Supplied information:
----
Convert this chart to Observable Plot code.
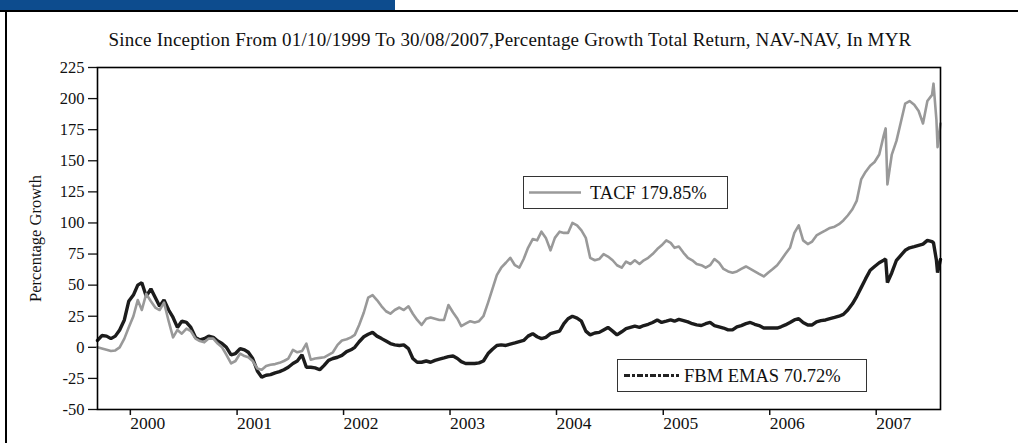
<!DOCTYPE html>
<html>
<head>
<meta charset="utf-8">
<script src="https://cdn.jsdelivr.net/npm/d3@7"></script>
<script src="https://cdn.jsdelivr.net/npm/@observablehq/plot@0.6"></script>
<style>
  html, body { margin: 0; padding: 0; background: #fff; }
  #wrap { position: relative; width: 1018px; height: 443px; overflow: hidden; font-family: "Liberation Serif", "Times New Roman", serif; color: #111; }
  .abs { position: absolute; }
  .legend { position: absolute; border: 1.3px solid #333; background: #fff; box-sizing: border-box; font-size: 18.5px; white-space: nowrap; }
  .legend svg { position: absolute; left: 0; top: 0; }
  .legend span { position: absolute; top: 50%; transform: translateY(-50%); }
</style>
</head>
<body>
<div id="wrap">
  <div class="abs" style="left:0;top:0;width:395px;height:10px;background:#0d4c8e;"></div>
  <div class="abs" style="left:0;top:10px;width:1018px;height:2px;background:#000;"></div>
  <div class="abs" style="left:5px;top:10px;width:2px;height:433px;background:#000;"></div>
  <div id="title" class="abs" style="left:0;width:1018px;top:29px;text-align:center;font-size:19px;letter-spacing:0.2px;padding-left:1px;">Since Inception From 01/10/1999 To 30/08/2007,Percentage Growth Total Return, NAV-NAV, In MYR</div>
  <div id="chart" class="abs" style="left:0;top:0;"></div>
  <div class="legend" style="left:523px;top:176px;width:205px;height:33px;">
    <svg width="80" height="31"><line x1="5" x2="57" y1="15.5" y2="15.5" stroke="#9a9a9a" stroke-width="2.5"/></svg>
    <span style="left:66px;">TACF 179.85%</span>
  </div>
  <div class="legend" style="left:617px;top:359px;width:250px;height:33px;">
    <svg width="80" height="31"><line x1="6" x2="61" y1="15.5" y2="15.5" stroke="#222" stroke-width="3" stroke-dasharray="6,2,3,2"/></svg>
    <span style="left:66px;">FBM EMAS 70.72%</span>
  </div>
</div>
<script>
// Dates (semi-monthly readings, plus a few spike dates)
const dates = [
"1999-10-01","1999-10-16","1999-11-01","1999-11-16","1999-12-01","1999-12-16",
"2000-01-01","2000-01-16","2000-02-01","2000-02-16","2000-03-01","2000-03-16","2000-04-01","2000-04-16","2000-05-01","2000-05-16","2000-06-01","2000-06-16",
"2000-07-01","2000-07-16","2000-08-01","2000-08-16","2000-09-01","2000-09-16","2000-10-01","2000-10-16","2000-11-01","2000-11-16","2000-12-01","2000-12-16",
"2001-01-01","2001-01-16","2001-02-01","2001-02-16","2001-03-01","2001-03-16","2001-04-01","2001-04-16","2001-05-01","2001-05-16","2001-06-01","2001-06-16",
"2001-07-01","2001-07-16","2001-08-01","2001-08-16","2001-09-01","2001-09-16","2001-10-01","2001-10-16","2001-11-01","2001-11-16","2001-12-01","2001-12-16",
"2002-01-01","2002-01-16","2002-02-01","2002-02-16","2002-03-01","2002-03-16","2002-04-01","2002-04-16","2002-05-01","2002-05-16","2002-06-01","2002-06-16",
"2002-07-01","2002-07-16","2002-08-01","2002-08-16","2002-09-01","2002-09-16","2002-10-01","2002-10-16","2002-11-01","2002-11-16","2002-12-01","2002-12-16",
"2003-01-01","2003-01-16","2003-02-01","2003-02-16","2003-03-01","2003-03-16","2003-04-01","2003-04-16","2003-05-01","2003-05-16","2003-06-01","2003-06-16",
"2003-07-01","2003-07-16","2003-08-01","2003-08-16","2003-09-01","2003-09-16","2003-10-01","2003-10-16","2003-11-01","2003-11-16","2003-12-01","2003-12-16",
"2004-01-01","2004-01-16","2004-02-01","2004-02-16","2004-03-01","2004-03-16","2004-04-01","2004-04-16","2004-05-01","2004-05-16","2004-06-01","2004-06-16",
"2004-07-01","2004-07-16","2004-08-01","2004-08-16","2004-09-01","2004-09-16","2004-10-01","2004-10-16","2004-11-01","2004-11-16","2004-12-01","2004-12-16",
"2005-01-01","2005-01-16","2005-02-01","2005-02-16","2005-03-01","2005-03-16","2005-04-01","2005-04-16","2005-05-01","2005-05-16","2005-06-01","2005-06-16",
"2005-07-01","2005-07-16","2005-08-01","2005-08-16","2005-09-01","2005-09-16","2005-10-01","2005-10-16","2005-11-01","2005-11-16","2005-12-01","2005-12-16",
"2006-01-01","2006-01-16","2006-02-01","2006-02-16","2006-03-01","2006-03-16","2006-04-01","2006-04-16","2006-05-01","2006-05-16","2006-06-01","2006-06-16",
"2006-07-01","2006-07-16","2006-08-01","2006-08-16","2006-09-01","2006-09-16","2006-10-01","2006-10-16","2006-11-01","2006-11-16","2006-12-01","2006-12-16",
"2007-01-01","2007-01-16","2007-02-01","2007-02-16","2007-02-23","2007-03-01","2007-03-16","2007-04-01","2007-04-16","2007-05-01","2007-05-16","2007-06-01","2007-06-16",
"2007-07-01","2007-07-16","2007-08-01","2007-08-06","2007-08-16","2007-08-20","2007-08-30"
];

// TACF percentage growth
const tacf = [
0,-1,-2,-3,-2.5,0,
7,16,25,38,30,43,37,32,30,36,21,8,
14,11,15,13,7,5,4,7,7,3,0,-6,
-13,-11,-5,-7,-8,-11,-17,-18,-15,-14,-13.5,-12.5,
-11,-9,-2,-4,-3,3,-10,-9,-8.5,-8,-6,-4,
2,5.5,6.5,8,10,18,28,40,42,38,33,29,
27,30,32,30,33,27,22,18,23,24,23,22,
22,34,28,23,17,19,21,20,21,25,36,47,
58,64,68,72,66,64,71,80,87,86,93,88,
78,88,93,92,92,100,98,94,88,72,70,71,
75,73,70,66,64,69,67,70,67,70,72,75,
79,82,86,84,80,81,76,72,70,67,66,64,
66,71,68,63,61,60,61,63,65,63,61,59,
57,60,63,66,70,75,80,92,98,86,83,85,
90,92,94,96,97,99,102,106,111,118,135,141,
146,149,155,170,176,131,155,166,181,196,198,195,190,
180,198,203,212,183,161,179.85
];

// FBM EMAS percentage growth
const emas = [
5.5,9.5,9,7,9,14,
22,37,42,50,52,41,47,40,33,38,30,24,
16,21,20,16,8,6,7,9,8,5,3,0,
-6,-5,-1,-2,-4,-9,-19,-24,-22.5,-22,-20.5,-19.5,
-18,-16,-13,-11,-6,-16,-16,-16.5,-18,-14.5,-10.5,-9,
-8,-6.5,-3.5,-2,0,4.5,8.5,10.5,12,9,7,5,
3,2,1.5,2,-1,-9,-12,-12,-11,-12,-10.5,-9.5,
-8.5,-7.5,-7,-9,-11.5,-13,-13,-13,-12.5,-11,-5,-1.5,
1.5,2,1.5,2.5,3.5,4.5,5.5,9,11,8.5,7,8,
11,12,13,19,23,25,23.5,21,13,10,11.5,12,
14,16,13,10,12.5,15,16,17,16,17.5,18.5,20,
22,20,21,22,21,22.5,21.5,20.5,19,18,17.5,19,
20,17.5,16.5,15.5,14,14,16.5,17.5,19,20,18.5,17.5,
15.5,15.5,15.5,15.5,16.5,18,20,22,23,20,18,18,
20.5,21.5,22,23,24,25,26.5,30,35,41,48,55,
62,65,68,70,71,52,60,70,74,78,80,81,82,
83,86,85,84,70,60,70.72
];

const yTicks = [-50,-25,0,25,50,75,100,125,150,175,200,225];
const yearTicks = ["2000","2001","2002","2003","2004","2005","2006","2007"];

const parse = d3.utcParse("%Y-%m-%d");
const rowsT = dates.map((d, i) => ({date: parse(d), value: tacf[i]}));
const rowsE = dates.map((d, i) => ({date: parse(d), value: emas[i]}));

const chart = Plot.plot({
  width: 1018,
  height: 443,
  marginTop: 67,
  marginBottom: 34,
  marginLeft: 97,
  marginRight: 78,
  style: {fontFamily: "Liberation Serif, serif", fontSize: "16px", color: "#111", background: "transparent", overflow: "visible"},
  x: {type: "utc", domain: [parse("1999-10-01"), parse("2007-08-30")]},
  y: {domain: [-50, 225]},
  marks: [
    Plot.axisY({ticks: yTicks, tickSize: 9, tickPadding: 4, tickFormat: d => String(d), label: "Percentage Growth", labelAnchor: "center", labelArrow: "none", labelOffset: 68, fontSize: 16.5, strokeWidth: 1.3}),
    Plot.axisX({ticks: yearTicks.map(y => parse(y + "-01-01")), tickSize: 6, tickPadding: 1, tickFormat: d3.utcFormat("%Y"), textAnchor: "start", dx: 6, label: null, fontSize: 17.5, strokeWidth: 1.5}),
    Plot.line(rowsE, {x: "date", y: "value", stroke: "#1c1c1c", strokeWidth: 3.4, strokeLinejoin: "miter"}),
    Plot.line(rowsT, {x: "date", y: "value", stroke: "#999999", strokeWidth: 2.6}),
    Plot.frame({stroke: "#000", strokeWidth: 1.6})
  ]
});
document.getElementById("chart").appendChild(chart);
</script>
</body>
</html>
----
Work instructions: Report all lines of the material that contain the word "chart".

Response:
Convert this chart to Observable Plot code.
  <div id="chart" class="abs" style="left:0;top:0;"></div>
const chart = Plot.plot({
document.getElementById("chart").appendChild(chart);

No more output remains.